Solid, liquid, and gaseous earth materials all circulate in large scale systems at a variety of time scales, giving rise to landscapes, the rock cycle, ocean currents, and weather and climate.

*The earth is mostly rock, with a metallic core, a thin layer of water covering about 3/4 of the surface and surrounded by a thin blanket of air.
*Everything on or near the earth is pulled toward Earth's center by a gravitational force.
*Because Earth turns daily on an axis that is tilted relative to the plane of Earth's orbit, sunlight falls more intensely on different parts of the earth during different parts of the year, producing the seasons and seasonal patterns in weather.
*The moon's revolution around the earth once in about 28 days changes what part of the moon is lighted by the sun and how much of that part we can see from the earth, giving rise to the phases of the moon.
*The cycling of water in and out of the atmosphere plays an important role in determining climatic patterns.
*The atmosphere is heated by the sun and by the ground (which is heated by the sun) and oceans, leading the atmosphere to circulate in large scale patterns which help to steer weather systems. Large scale wind patterns also drive surface currents in the oceans.
*The circulation of the ocean and atmosphere carries heat energy and has a strong influence on climate around the world.
*Interaction of circulating air masses gives rise to a wide variety of weather phenomena including fronts, mid-latitude cyclones (and anti-cyclones), and severe weather (tropical storms, tornados, severe thunderstorms, etc.).
*Heat flow from the earth and motion within the earth lead the outer shell of the earth to move around in large rigid pieces (plates) and leads to the creation and destruction of ocean basins, motion of continents relative to one another, earthquakes, volcanic eruptions, and development of mountain belts.
*Some changes in Earth's surface are abrupt, such as earthquakes, volcanos, meteor impacts, and landslides. Others are gradual, such as the lifting up of mountains or their wearing away by erosion.

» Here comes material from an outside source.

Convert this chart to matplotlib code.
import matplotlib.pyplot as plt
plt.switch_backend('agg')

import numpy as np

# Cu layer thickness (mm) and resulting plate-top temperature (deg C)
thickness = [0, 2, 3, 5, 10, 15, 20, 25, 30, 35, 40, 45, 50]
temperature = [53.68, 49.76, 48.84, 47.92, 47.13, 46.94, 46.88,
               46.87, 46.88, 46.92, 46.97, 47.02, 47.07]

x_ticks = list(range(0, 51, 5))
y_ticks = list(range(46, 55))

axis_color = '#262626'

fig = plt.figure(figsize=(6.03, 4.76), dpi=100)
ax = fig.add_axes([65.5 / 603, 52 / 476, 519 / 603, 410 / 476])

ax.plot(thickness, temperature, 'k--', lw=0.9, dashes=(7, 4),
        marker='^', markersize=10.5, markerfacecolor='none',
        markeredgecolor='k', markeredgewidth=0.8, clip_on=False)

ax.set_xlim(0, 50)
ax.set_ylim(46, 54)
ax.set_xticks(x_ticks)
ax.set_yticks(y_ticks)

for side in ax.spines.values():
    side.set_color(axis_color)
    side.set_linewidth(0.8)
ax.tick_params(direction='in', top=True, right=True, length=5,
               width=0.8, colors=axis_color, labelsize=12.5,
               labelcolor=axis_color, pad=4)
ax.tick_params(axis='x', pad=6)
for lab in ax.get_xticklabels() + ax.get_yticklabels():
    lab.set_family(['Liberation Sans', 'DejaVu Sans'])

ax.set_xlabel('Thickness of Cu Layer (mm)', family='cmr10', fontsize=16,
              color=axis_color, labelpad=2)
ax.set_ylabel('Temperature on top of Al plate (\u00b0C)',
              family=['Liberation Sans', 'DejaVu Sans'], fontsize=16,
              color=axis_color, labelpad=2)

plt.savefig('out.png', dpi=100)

*Sediments consisting of eroded materials (and sometimes the remains of organisms) can be buried by younger layers of sediment and be compressed and cemented together to form solid rock again.

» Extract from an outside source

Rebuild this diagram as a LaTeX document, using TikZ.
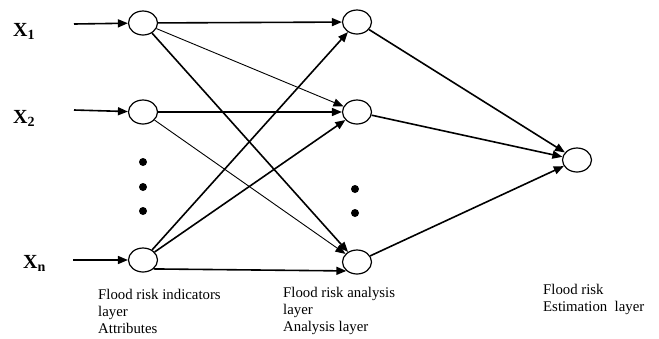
\documentclass[tikz,border=0pt]{standalone}
\usepackage{fontspec}
\setmainfont{Liberation Serif}
\usetikzlibrary{arrows.meta,shapes.geometric}
\begin{document}
\begin{tikzpicture}[x=1pt,y=-1pt,
  neuron/.style={draw,line width=1.2pt,ellipse,minimum width=29pt,minimum height=24pt,inner sep=0pt},
  thickedge/.style={line width=1.6pt,-{Triangle[length=10pt,width=8pt]}},
  thinedge/.style={line width=0.9pt,-{Triangle[length=10pt,width=8pt]}},
  xlab/.style={font=\fontsize{20}{22}\selectfont\bfseries,inner sep=0pt,anchor=base west},
  caption/.style={font=\fontsize{14.8}{17}\selectfont,align=left,inner sep=0pt,anchor=north west},
  dot/.style={circle,fill=black,minimum size=8pt,inner sep=0pt}]
\useasboundingbox (0,0) rectangle (659,338);
% input labels
\node[xlab] (x1) at (13,36) {X\textsubscript{1}};
\node[xlab] (x2) at (13,123) {X\textsubscript{2}};
\node[xlab] (xn) at (23,268) {X\textsubscript{n}};
\coordinate (s1) at (74,24);
\coordinate (s2) at (74,110);
\coordinate (sn) at (73,260);
% nodes
\node[neuron] (I1) at (143,23) {};
\node[neuron] (I2) at (143,112) {};
\node[neuron] (In) at (143,260) {};
\node[neuron] (H1) at (357,22) {};
\node[neuron] (H2) at (357,112) {};
\node[neuron] (H3) at (357,262) {};
\node[neuron] (O) at (577,160) {};
% dots
\node[dot] (d1) at (143,162) {};
\node[dot] (d2) at (143,187) {};
\node[dot] (d3) at (143,211) {};
\node[dot] (d4) at (355,189) {};
\node[dot] (d5) at (355,213) {};
% input arrows
\draw[thickedge] (s1) -- (I1);
\draw[thickedge] (s2) -- (I2);
\draw[thickedge] (sn) -- (In);
% input -> hidden
\draw[thickedge] (I1) -- (H1);
\draw[thinedge] (I1) -- (H2);
\draw[thickedge] (I1) -- (H3);
\draw[thickedge] (I2) -- (H2);
\draw[thinedge] (I2) -- (H3);
\draw[thickedge] (In) -- (H1);
\draw[thickedge] (In) -- (H2);
\draw[thickedge] (In.-40) -- (H3.-140);
% hidden -> output
\draw[thickedge] (H1) -- (O);
\draw[thickedge] (H2) -- (O);
\draw[thickedge] (H3) -- (O);
% captions
\node[caption] (c1) at (98,289) {Flood risk indicators\\layer\\Attributes};
\node[caption] (c2) at (283,287) {Flood risk analysis\\layer\\Analysis layer};
\node[caption] (c3) at (543,284) {Flood risk\\Estimation~ layer};
\end{tikzpicture}
\end{document}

*Sedimentary rocks buried deeply enough may be reformed by heat and pressure into new rocks, perhaps by melting and then crystallizing or perhaps by recrystallizing while remaining solid. These rocks may be forced up again to the surface by mountain building. Once exposed again by erosion, the geometry, sequence, and textures of those rocks and rock layers can be used to infer their history.
*Thousands of layers of sedimentary rock confirm the long history of the changing surface of the earth and the changing life forms whose remains are found in successive layers.
*Earth materials (rocks and soils) can be classified by their composition and texture and those features can be interpreted to infer the history of the material.
*Human activities change land cover and land use patterns, add or remove nutrients from ecosystems and modify some of the fundamental cycles of the earth system, including the carbon cycle. These changes can have unexpected and far-reaching effects due to the complex interconnections among earth systems.